Sebelum kita masuk pada strategi kebijakan alternatif di antara  pilihan dilematis di atas, satu hal patut dipertimbangkan. Pilihan mengalihkan subsidi BBM kepada sektor-sektor publik lain tidak selalu identik dengan kebijakan neoliberal. Beberapa ekonom progresif dunia mengkritik kebijakan pemotongan subsidi publik besar-besaran di Amerika Serikat (sebesar 2,1 triliun dollar AS) dan negara-negara Eropa pada tahun 2011 yang berujung kegagalan. Ini terjadi dalam konteks negara memotong besar-besaran subsidi rakyat demi penyehatan ekonomi segelintir pelaku ekonomi teratas di negara-negara tersebut (Chang 2014, Blyth 2013, Krugman 2012).

Kritik atas pencabutan subsidi sosial sebagai kesalahan kebijakan neoliberal ini tak berlaku apabila pemerintah mendatang melakukannya untuk meredistribusi subsidi sosial pada sektor-sektor ekonomi produktif kelas bawah yang lebih membutuhkan dukungan subsidi selain BBM dari negara.

Berbagi pengorbanan

Pada awal pemerintahan, hendaknya pemimpin harus memiliki rangkaian strategi kebijakan yang dapat membagi rasa pengorbanan kepada seluruh elemen bangsa. Formulasi kebijakan tersebut dapat dimulai terlebih dahulu dengan langkah-langkah berikut.

Pertama, melakukan rasionalisasi atas tunjangan presiden, menteri, kepala daerah, dan anggota legislatif seluruh Indonesia. Langkah rasionalisasi tunjangan elite ini besar pengaruhnya bagi suasana kebatinan kita berbangsa.

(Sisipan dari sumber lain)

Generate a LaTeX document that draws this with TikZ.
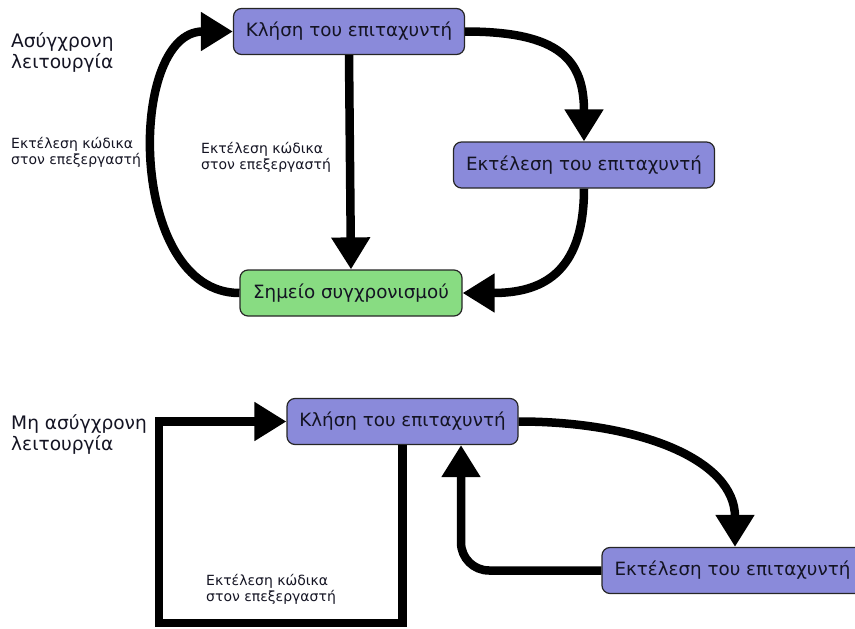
\documentclass[tikz,border=0pt]{standalone}
\usepackage{fontspec}
\setmainfont{DejaVu Sans}
\usetikzlibrary{arrows.meta}
\definecolor{accel}{RGB}{138,138,218}
\definecolor{sync}{RGB}{136,220,130}
\definecolor{ink}{RGB}{20,20,35}
\tikzset{
  box/.style={draw=black!85, line width=1.2pt, rounded corners=8pt,
    minimum height=46pt, inner sep=0pt, text=ink,
    font=\fontsize{18.3}{22}\selectfont},
  callbox/.style={box, fill=accel, minimum width=231pt},
  runbox/.style={box, fill=accel, minimum width=261pt},
  syncbox/.style={box, fill=sync, minimum width=222pt},
  flow/.style={line width=8.5pt, -{Triangle[length=32pt,width=37pt]}},
  note/.style={anchor=north west, inner sep=0pt, align=left, text=ink,
    font=\fontsize{14}{16.5}\selectfont},
  title/.style={anchor=north west, inner sep=0pt, align=left, text=ink,
    font=\fontsize{18.6}{21.5}\selectfont}
}
\begin{document}
\begin{tikzpicture}[x=1pt,y=-1pt]
\useasboundingbox (0,0) rectangle (855,629);

% asynchronous mode
\node[callbox] (k1) at (349,31.5) {Κλήση του επιταχυντή};
\node[runbox]  (e1) at (584,165) {Εκτέλεση του επιταχυντή};
\node[syncbox] (s1) at (351,293) {Σημείο συγχρονισμού};

\node[title] (t1) at (11,32) {Ασύγχρονη\\λειτουργία};
\node[note] (n1) at (11,137) {Εκτέλεση κώδικα\\στον επεξεργαστή};
\node[note] (n2) at (201,142) {Εκτέλεση κώδικα\\στον επεξεργαστή};

\draw[flow] (s1.west) .. controls (127,293) and (127,31.5) .. (k1.west);
\draw[flow] (k1.south) -- (s1.north);
\draw[flow] (k1.east) .. controls (560,31.5) and (584,60) .. (e1.north);
\draw[flow] (e1.south) .. controls (584,275) and (540,293) .. (s1.east);

% synchronous mode
\node[callbox] (k2) at (402.5,421.5) {Κλήση του επιταχυντή};
\node[runbox]  (e2) at (732.5,570.5) {Εκτέλεση του επιταχυντή};

\node[title] (t2) at (11,414) {Μη ασύγχρονη\\λειτουργία};
\node[note] (n3) at (206,574) {Εκτέλεση κώδικα\\στον επεξεργαστή};

\coordinate (c1) at (402.5,623);
\coordinate (c2) at (159,623);
\coordinate (c3) at (159,421.5);
\draw[flow] (k2.south) -- (c1) -- (c2) -- (c3) -- (k2.west);
\draw[flow] (k2.east) .. controls (640,421.5) and (735,460) .. (e2.north -| 735,0);
\coordinate (c4) at (461,570.5);
\draw[flow, rounded corners=28pt] (e2.west) -- (c4) -- (c4 |- k2.south);
\end{tikzpicture}
\end{document}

Apabila pemimpin ke depan mau mengambil kebijakan berkeadilan dengan memangkas jumlah gaji dan tunjangan presiden sebesar Rp 85 juta/bulan (terbesar ketiga dunia menurut majalah The Economist 2010 jika dibandingkan antara besaran gaji dan rasio pendapatan per kapita manusia Indonesia) serta  take home pay  DPR sebesar minimal Rp 51 juta/bulan, publik menjadi saksi bahwa pemimpin dan elite politik yang selama ini hidup mewah bersedia berkorban dan membagi beban bersama mereka.

Sepertinya adalah baik kita merenungkan wasiat politik Mohammad Hatta ketika tahun 1965 menulis surat kepada Bung Karno bahwa salah satu prinsip kehidupan bernegara yang sehat adalah jangan sampai hanya karena keinginan para elite politik untuk hidup royal, rakyat justru menjadi obyek penderita yang harus menanggungnya karena kebijakan ekonomi yang salah sasaran (M Hatta 2001). 

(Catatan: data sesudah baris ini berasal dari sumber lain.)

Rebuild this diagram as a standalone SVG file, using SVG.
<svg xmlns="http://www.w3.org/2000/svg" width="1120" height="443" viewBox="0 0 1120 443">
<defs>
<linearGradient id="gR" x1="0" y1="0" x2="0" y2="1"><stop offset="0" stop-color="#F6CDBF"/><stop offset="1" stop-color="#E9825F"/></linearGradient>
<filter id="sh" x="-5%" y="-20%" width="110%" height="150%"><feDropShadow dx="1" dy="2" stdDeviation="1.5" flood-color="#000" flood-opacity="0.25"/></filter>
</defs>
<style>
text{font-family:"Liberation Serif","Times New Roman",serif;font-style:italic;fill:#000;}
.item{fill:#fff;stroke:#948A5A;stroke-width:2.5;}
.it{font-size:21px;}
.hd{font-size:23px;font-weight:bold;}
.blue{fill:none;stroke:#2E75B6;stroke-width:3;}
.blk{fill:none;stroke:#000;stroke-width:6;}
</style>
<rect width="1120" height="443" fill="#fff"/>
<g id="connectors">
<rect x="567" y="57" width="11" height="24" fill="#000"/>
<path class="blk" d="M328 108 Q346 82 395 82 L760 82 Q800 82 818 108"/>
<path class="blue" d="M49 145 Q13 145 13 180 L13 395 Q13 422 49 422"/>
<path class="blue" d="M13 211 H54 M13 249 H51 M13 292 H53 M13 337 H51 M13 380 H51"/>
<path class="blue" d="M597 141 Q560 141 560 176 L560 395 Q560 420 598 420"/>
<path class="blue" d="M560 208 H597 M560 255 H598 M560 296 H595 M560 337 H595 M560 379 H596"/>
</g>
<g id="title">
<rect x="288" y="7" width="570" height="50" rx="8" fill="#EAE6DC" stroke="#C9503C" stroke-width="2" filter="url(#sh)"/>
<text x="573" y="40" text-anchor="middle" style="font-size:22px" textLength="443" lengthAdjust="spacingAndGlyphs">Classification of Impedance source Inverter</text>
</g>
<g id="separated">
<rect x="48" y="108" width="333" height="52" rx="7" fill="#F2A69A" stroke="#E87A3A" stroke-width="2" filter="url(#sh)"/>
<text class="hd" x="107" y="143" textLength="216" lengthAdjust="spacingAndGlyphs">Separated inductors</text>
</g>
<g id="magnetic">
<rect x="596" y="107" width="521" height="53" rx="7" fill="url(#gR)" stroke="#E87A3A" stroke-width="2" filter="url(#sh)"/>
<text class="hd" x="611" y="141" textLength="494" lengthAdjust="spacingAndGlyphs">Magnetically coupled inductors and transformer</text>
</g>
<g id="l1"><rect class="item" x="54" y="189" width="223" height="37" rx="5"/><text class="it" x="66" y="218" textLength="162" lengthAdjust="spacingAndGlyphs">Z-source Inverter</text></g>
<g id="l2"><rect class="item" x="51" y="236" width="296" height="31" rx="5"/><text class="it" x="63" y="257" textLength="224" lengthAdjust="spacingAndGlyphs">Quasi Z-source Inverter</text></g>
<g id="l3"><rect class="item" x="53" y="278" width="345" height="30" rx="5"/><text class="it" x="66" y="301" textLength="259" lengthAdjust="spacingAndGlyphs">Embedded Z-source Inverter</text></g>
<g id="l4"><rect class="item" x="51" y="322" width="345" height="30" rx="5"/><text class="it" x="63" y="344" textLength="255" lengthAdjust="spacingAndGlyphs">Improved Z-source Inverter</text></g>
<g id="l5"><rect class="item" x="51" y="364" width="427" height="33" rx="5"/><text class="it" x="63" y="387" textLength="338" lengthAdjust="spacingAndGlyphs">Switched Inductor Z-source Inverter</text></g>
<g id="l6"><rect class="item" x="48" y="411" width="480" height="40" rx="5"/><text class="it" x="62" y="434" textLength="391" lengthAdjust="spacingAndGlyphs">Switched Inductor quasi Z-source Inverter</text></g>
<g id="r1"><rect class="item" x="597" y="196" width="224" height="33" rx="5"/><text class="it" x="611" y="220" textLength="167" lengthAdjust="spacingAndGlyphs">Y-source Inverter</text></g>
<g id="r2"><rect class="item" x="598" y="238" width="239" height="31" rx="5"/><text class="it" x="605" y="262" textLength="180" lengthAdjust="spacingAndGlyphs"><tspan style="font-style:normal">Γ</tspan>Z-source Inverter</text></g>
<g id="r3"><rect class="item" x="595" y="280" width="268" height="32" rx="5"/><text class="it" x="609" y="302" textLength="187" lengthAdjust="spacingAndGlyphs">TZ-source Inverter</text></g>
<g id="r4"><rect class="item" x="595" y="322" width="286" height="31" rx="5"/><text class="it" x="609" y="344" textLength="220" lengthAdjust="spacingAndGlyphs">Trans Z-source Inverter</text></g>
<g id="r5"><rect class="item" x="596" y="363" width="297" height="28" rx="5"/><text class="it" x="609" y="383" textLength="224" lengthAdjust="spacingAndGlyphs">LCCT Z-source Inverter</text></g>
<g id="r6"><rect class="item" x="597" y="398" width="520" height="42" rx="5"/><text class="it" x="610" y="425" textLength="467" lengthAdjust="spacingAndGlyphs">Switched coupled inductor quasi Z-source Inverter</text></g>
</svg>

Langkah kedua yang harus diambil adalah tidak langsung menaikkan subsidi BBM secara masif, tetapi menerapkan pengalihan subsidi BBM secara selektif. Pemberlakuan pencabutan subsidi dilakukan hanya pada kendaraan pribadi mobil berpelat hitam yang sebagian besar dimiliki oleh kalangan kelas menengah ke atas dan kendaraan dinas.

Kendaraan transportasi publik maupun kendaraan yang berperan sebagai sarana distribusi ekonomi rakyat masih mendapat subsidi BBM. Kebijaksanaan seperti ini dapat mengurangi konsumsi BBM bersubsidi secara signifikan dan menaikkan penerimaan dari penjualan BBM non-subsidi yang besar.

Melalui kebijakan transisi dengan tidak lagi menyubsidi mobil pribadi berpelat hitam dan dinas, ke depan pemerintah hanya akan menyesuaikan subsidi BBM bagi transportasi publik, angkutan distribusi, dan motor bagi kelas menengah bawah. Langkah ini penting diambil agar publik, terutama mereka yang terpinggirkan, sadar bahwa bukanlah mereka yang ditempatkan sebagai tumbal utama di altar pengorbanan dari kebijakan rasionalisasi anggaran pemerintah.

Sebaliknya, mereka yang mampu juga harus menyadari bahwa merekalah yang harus berkorban lebih ketika pemerintah terpaksa harus mengambil kebijakan non-populis bagi kehidupan republik yang lebih sehat pada masa depan.